** What to do **
Carry none of the pictures over; write out the complete data exactly.

** Information supplied **

########################################

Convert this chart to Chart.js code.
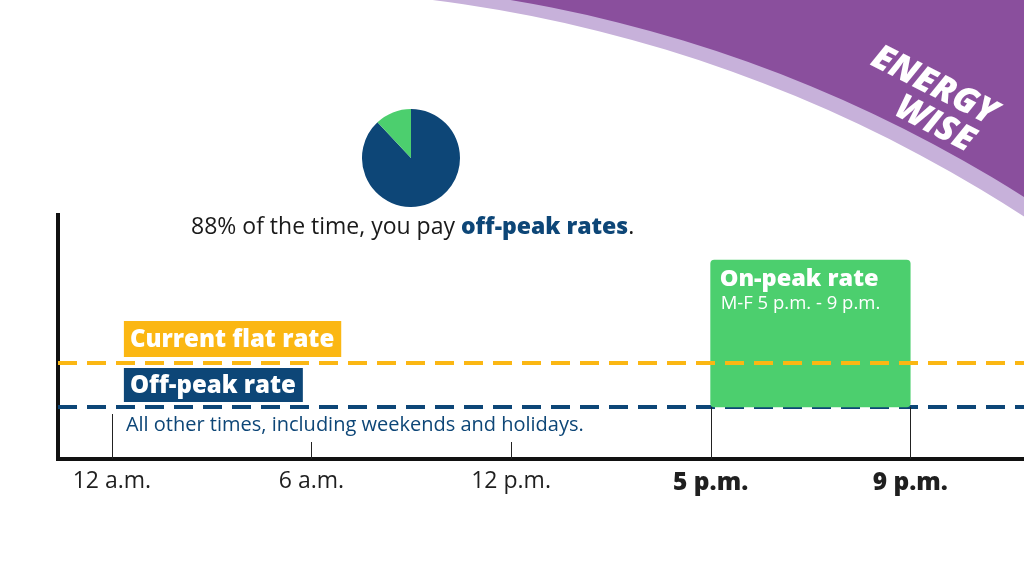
<!DOCTYPE html>
<html>
<head>
<meta charset="utf-8">
<script src="https://cdn.jsdelivr.net/npm/chart.js@4.4.1/dist/chart.umd.min.js"></script>
<style>
html, body { margin: 0; padding: 0; background: #fff; overflow: hidden; }
#wrap { position: relative; width: 1024px; height: 569px; }
#main { position: absolute; left: 0; top: 0; }
#pie { position: absolute; left: 361px; top: 108px; }
#caption { position: absolute; left: 191px; top: 209px; font: 23px "Open Sans", sans-serif; color: #1a1a1a; white-space: nowrap; }
#caption b { color: #0d4677; font-weight: 800; }
</style>
</head>
<body>
<div id="wrap">
  <canvas id="main" width="1024" height="569"></canvas>
  <canvas id="pie" width="100" height="100"></canvas>
  <div id="caption">88% of the time, you pay <b>off-peak rates</b>.</div>
</div>
<script>
// time axis (schematic, one slot per label)
var hourLabels = ['12 a.m.', '6 a.m.', '12 p.m.', '5 p.m.', '9 p.m.'];
var boldHours = [false, false, false, true, true];
var tickReach = [4.5, 1.7, 1.7, 5.2, 5.2];
var xRange = [-0.27, 4.57];

// rates (arbitrary units)
var offPeakRate = 5.2;
var flatRate = 9.6;
var onPeakRate = 19.9;
var onPeakSlots = [3, 4];
var yMax = 24.4;

// share of the week
var shareLabels = ['Off-peak', 'On-peak'];
var timeShare = [88, 12];

var navy = '#0d4677';
var yellow = '#fbb713';
var green = '#4ccf6e';
var purple = '#8a4f9d';
var lavender = '#c7b1da';
var FONT = '"Open Sans"';

function ringFill(ctx, cx, cy, r, color) {
    ctx.save();
    ctx.beginPath();
    ctx.rect(300, 0, 724, 569);
    ctx.clip();
    ctx.beginPath();
    ctx.rect(300, 0, 724, 569);
    ctx.arc(cx, cy, r, 0, Math.PI * 2);
    ctx.fillStyle = color;
    ctx.fill('evenodd');
    ctx.restore();
}

var offPeakPoints = xRange.map(function(v) { return {x: v, y: offPeakRate}; });
var flatPoints = xRange.map(function(v) { return {x: v, y: flatRate}; });
var onPeakBlock = [{x: (onPeakSlots[0] + onPeakSlots[1]) / 2, y: [offPeakRate, onPeakRate]}];

var decor = {
    id: 'decor',
    beforeDraw: function(chart) {
        var ctx = chart.ctx;
        ctx.save();
        ringFill(ctx, 257, 1396, 1407, lavender);
        ringFill(ctx, 282, 1363, 1382, purple);
        // logo
        ctx.translate(934, 86);
        ctx.rotate(27 * Math.PI / 180);
        ctx.fillStyle = '#fff';
        ctx.textAlign = 'center';
        ctx.textBaseline = 'middle';
        ctx.font = 'italic 800 35px ' + FONT;
        ctx.fillText('ENERGY', 0, 0);
        ctx.fillText('WISE', 18, 34);
        ctx.restore();
    },
    afterDatasetsDraw: function(chart) {
        var x = chart.scales.x, y = chart.scales.y, ctx = chart.ctx;
        ctx.save();
        // make sure the flat-rate line ends up above the on-peak block
        var flatMeta = chart.getDatasetMeta(0);
        if (flatMeta.dataset) flatMeta.dataset.draw(ctx, chart.chartArea);
        // tick marks
        ctx.strokeStyle = '#222';
        ctx.lineWidth = 1;
        ctx.setLineDash([]);
        hourLabels.forEach(function(lbl, i) {
            var px = Math.round(x.getPixelForValue(i)) + 0.5;
            ctx.beginPath();
            ctx.moveTo(px, y.getPixelForValue(0));
            ctx.lineTo(px, y.getPixelForValue(tickReach[i]));
            ctx.stroke();
        });
        // on-peak block text
        var l = x.getPixelForValue(onPeakSlots[0]), t = y.getPixelForValue(onPeakRate);
        ctx.fillStyle = '#fff';
        ctx.textBaseline = 'alphabetic';
        ctx.font = '800 23.5px ' + FONT;
        ctx.fillText('On-peak rate', l + 9, t + 26);
        ctx.font = '18.5px ' + FONT;
        ctx.fillText('M-F 5 p.m. - 9 p.m.', l + 10, t + 49);
        // rate labels
        var left = x.getPixelForValue(0) + 12;
        var fy = y.getPixelForValue(flatRate), oy = y.getPixelForValue(offPeakRate);
        ctx.font = '800 24px ' + FONT;
        var w1 = ctx.measureText('Current flat rate').width;
        ctx.fillStyle = yellow;
        ctx.fillRect(left, fy - 42, w1 + 13, 36);
        ctx.fillStyle = '#fff';
        ctx.fillText('Current flat rate', left + 6, fy - 16);
        var w2 = ctx.measureText('Off-peak rate').width;
        ctx.fillStyle = navy;
        ctx.fillRect(left, oy - 39, w2 + 13, 34);
        ctx.fillStyle = '#fff';
        ctx.fillText('Off-peak rate', left + 6, oy - 14);
        ctx.fillStyle = navy;
        ctx.font = '20px ' + FONT;
        ctx.fillText('All other times, including weekends and holidays.', left + 2, oy + 24);
        ctx.restore();
    }
};

new Chart(document.getElementById('main'), {
    type: 'line',
    data: {
        datasets: [{
            label: 'Current flat rate',
            data: flatPoints,
            borderColor: yellow,
            borderWidth: 4,
            borderDash: [19, 10],
            pointRadius: 0,
            order: 0
        }, {
            type: 'bar',
            label: 'On-peak rate',
            data: onPeakBlock,
            backgroundColor: green,
            barPercentage: 1,
            categoryPercentage: 1,
            borderRadius: 4,
            borderSkipped: false,
            order: 1
        }, {
            label: 'Off-peak rate',
            data: offPeakPoints,
            borderColor: navy,
            borderWidth: 4,
            borderDash: [19, 10],
            pointRadius: 0,
            order: 2
        }]
    },
    options: {
        responsive: false,
        animation: false,
        layout: { padding: { left: 58, top: 215, right: 0, bottom: 0 } },
        plugins: { legend: { display: false }, tooltip: { enabled: false } },
        scales: {
            x: {
                type: 'linear',
                min: xRange[0],
                max: xRange[1],
                offset: false,
                grid: { display: false },
                border: { color: '#111', width: 4 },
                afterFit: function(s) { s.height = 110; },
                afterBuildTicks: function(s) {
                    s.ticks = hourLabels.map(function(_, i) { return {value: i}; });
                },
                ticks: {
                    autoSkip: false,
                    maxRotation: 0,
                    padding: 1,
                    color: '#1f1f1f',
                    font: function(c) {
                        return boldHours[c.index]
                            ? { family: FONT, size: 24.5, weight: '800' }
                            : { family: FONT, size: 23, weight: 'normal' };
                    },
                    callback: function(v) { return hourLabels[v]; }
                }
            },
            y: {
                min: 0,
                max: yMax,
                grid: { display: false },
                border: { color: '#111', width: 4 },
                ticks: { display: false },
                afterFit: function(s) { s.width = 0; }
            }
        }
    },
    plugins: [decor]
});

new Chart(document.getElementById('pie'), {
    type: 'pie',
    data: {
        labels: shareLabels,
        datasets: [{ data: timeShare, backgroundColor: [navy, green], borderWidth: 0 }]
    },
    options: {
        responsive: false,
        animation: false,
        layout: { padding: 1 },
        plugins: { legend: { display: false }, tooltip: { enabled: false } }
    }
});
</script>
</body>
</html>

########################################

** The completed task **
Convert this chart to Chart.js code.
<!DOCTYPE html>
<html>
<head>
<meta charset="utf-8">
<script src="https://cdn.jsdelivr.net/npm/chart.js@4.4.1/dist/chart.umd.min.js"></script>
<style>
html, body { margin: 0; padding: 0; background: #fff; overflow: hidden; }
#wrap { position: relative; width: 1024px; height: 569px; }
#main { position: absolute; left: 0; top: 0; }
#pie { position: absolute; left: 361px; top: 108px; }
#caption { position: absolute; left: 191px; top: 209px; font: 23px "Open Sans", sans-serif; color: #1a1a1a; white-space: nowrap; }
#caption b { color: #0d4677; font-weight: 800; }
</style>
</head>
<body>
<div id="wrap">
  <canvas id="main" width="1024" height="569"></canvas>
  <canvas id="pie" width="100" height="100"></canvas>
  <div id="caption">88% of the time, you pay <b>off-peak rates</b>.</div>
</div>
<script>
// time axis (schematic, one slot per label)
var hourLabels = ['12 a.m.', '6 a.m.', '12 p.m.', '5 p.m.', '9 p.m.'];
var boldHours = [false, false, false, true, true];
var tickReach = [4.5, 1.7, 1.7, 5.2, 5.2];
var xRange = [-0.27, 4.57];

// rates (arbitrary units)
var offPeakRate = 5.2;
var flatRate = 9.6;
var onPeakRate = 19.9;
var onPeakSlots = [3, 4];
var yMax = 24.4;

// share of the week
var shareLabels = ['Off-peak', 'On-peak'];
var timeShare = [88, 12];

var navy = '#0d4677';
var yellow = '#fbb713';
var green = '#4ccf6e';
var purple = '#8a4f9d';
var lavender = '#c7b1da';
var FONT = '"Open Sans"';

function ringFill(ctx, cx, cy, r, color) {
    ctx.save();
    ctx.beginPath();
    ctx.rect(300, 0, 724, 569);
    ctx.clip();
    ctx.beginPath();
    ctx.rect(300, 0, 724, 569);
    ctx.arc(cx, cy, r, 0, Math.PI * 2);
    ctx.fillStyle = color;
    ctx.fill('evenodd');
    ctx.restore();
}

var offPeakPoints = xRange.map(function(v) { return {x: v, y: offPeakRate}; });
var flatPoints = xRange.map(function(v) { return {x: v, y: flatRate}; });
var onPeakBlock = [{x: (onPeakSlots[0] + onPeakSlots[1]) / 2, y: [offPeakRate, onPeakRate]}];

var decor = {
    id: 'decor',
    beforeDraw: function(chart) {
        var ctx = chart.ctx;
        ctx.save();
        ringFill(ctx, 257, 1396, 1407, lavender);
        ringFill(ctx, 282, 1363, 1382, purple);
        // logo
        ctx.translate(934, 86);
        ctx.rotate(27 * Math.PI / 180);
        ctx.fillStyle = '#fff';
        ctx.textAlign = 'center';
        ctx.textBaseline = 'middle';
        ctx.font = 'italic 800 35px ' + FONT;
        ctx.fillText('ENERGY', 0, 0);
        ctx.fillText('WISE', 18, 34);
        ctx.restore();
    },
    afterDatasetsDraw: function(chart) {
        var x = chart.scales.x, y = chart.scales.y, ctx = chart.ctx;
        ctx.save();
        // make sure the flat-rate line ends up above the on-peak block
        var flatMeta = chart.getDatasetMeta(0);
        if (flatMeta.dataset) flatMeta.dataset.draw(ctx, chart.chartArea);
        // tick marks
        ctx.strokeStyle = '#222';
        ctx.lineWidth = 1;
        ctx.setLineDash([]);
        hourLabels.forEach(function(lbl, i) {
            var px = Math.round(x.getPixelForValue(i)) + 0.5;
            ctx.beginPath();
            ctx.moveTo(px, y.getPixelForValue(0));
            ctx.lineTo(px, y.getPixelForValue(tickReach[i]));
            ctx.stroke();
        });
        // on-peak block text
        var l = x.getPixelForValue(onPeakSlots[0]), t = y.getPixelForValue(onPeakRate);
        ctx.fillStyle = '#fff';
        ctx.textBaseline = 'alphabetic';
        ctx.font = '800 23.5px ' + FONT;
        ctx.fillText('On-peak rate', l + 9, t + 26);
        ctx.font = '18.5px ' + FONT;
        ctx.fillText('M-F 5 p.m. - 9 p.m.', l + 10, t + 49);
        // rate labels
        var left = x.getPixelForValue(0) + 12;
        var fy = y.getPixelForValue(flatRate), oy = y.getPixelForValue(offPeakRate);
        ctx.font = '800 24px ' + FONT;
        var w1 = ctx.measureText('Current flat rate').width;
        ctx.fillStyle = yellow;
        ctx.fillRect(left, fy - 42, w1 + 13, 36);
        ctx.fillStyle = '#fff';
        ctx.fillText('Current flat rate', left + 6, fy - 16);
        var w2 = ctx.measureText('Off-peak rate').width;
        ctx.fillStyle = navy;
        ctx.fillRect(left, oy - 39, w2 + 13, 34);
        ctx.fillStyle = '#fff';
        ctx.fillText('Off-peak rate', left + 6, oy - 14);
        ctx.fillStyle = navy;
        ctx.font = '20px ' + FONT;
        ctx.fillText('All other times, including weekends and holidays.', left + 2, oy + 24);
        ctx.restore();
    }
};

new Chart(document.getElementById('main'), {
    type: 'line',
    data: {
        datasets: [{
            label: 'Current flat rate',
            data: flatPoints,
            borderColor: yellow,
            borderWidth: 4,
            borderDash: [19, 10],
            pointRadius: 0,
            order: 0
        }, {
            type: 'bar',
            label: 'On-peak rate',
            data: onPeakBlock,
            backgroundColor: green,
            barPercentage: 1,
            categoryPercentage: 1,
            borderRadius: 4,
            borderSkipped: false,
            order: 1
        }, {
            label: 'Off-peak rate',
            data: offPeakPoints,
            borderColor: navy,
            borderWidth: 4,
            borderDash: [19, 10],
            pointRadius: 0,
            order: 2
        }]
    },
    options: {
        responsive: false,
        animation: false,
        layout: { padding: { left: 58, top: 215, right: 0, bottom: 0 } },
        plugins: { legend: { display: false }, tooltip: { enabled: false } },
        scales: {
            x: {
                type: 'linear',
                min: xRange[0],
                max: xRange[1],
                offset: false,
                grid: { display: false },
                border: { color: '#111', width: 4 },
                afterFit: function(s) { s.height = 110; },
                afterBuildTicks: function(s) {
                    s.ticks = hourLabels.map(function(_, i) { return {value: i}; });
                },
                ticks: {
                    autoSkip: false,
                    maxRotation: 0,
                    padding: 1,
                    color: '#1f1f1f',
                    font: function(c) {
                        return boldHours[c.index]
                            ? { family: FONT, size: 24.5, weight: '800' }
                            : { family: FONT, size: 23, weight: 'normal' };
                    },
                    callback: function(v) { return hourLabels[v]; }
                }
            },
            y: {
                min: 0,
                max: yMax,
                grid: { display: false },
                border: { color: '#111', width: 4 },
                ticks: { display: false },
                afterFit: function(s) { s.width = 0; }
            }
        }
    },
    plugins: [decor]
});

new Chart(document.getElementById('pie'), {
    type: 'pie',
    data: {
        labels: shareLabels,
        datasets: [{ data: timeShare, backgroundColor: [navy, green], borderWidth: 0 }]
    },
    options: {
        responsive: false,
        animation: false,
        layout: { padding: 1 },
        plugins: { legend: { display: false }, tooltip: { enabled: false } }
    }
});
</script>
</body>
</html>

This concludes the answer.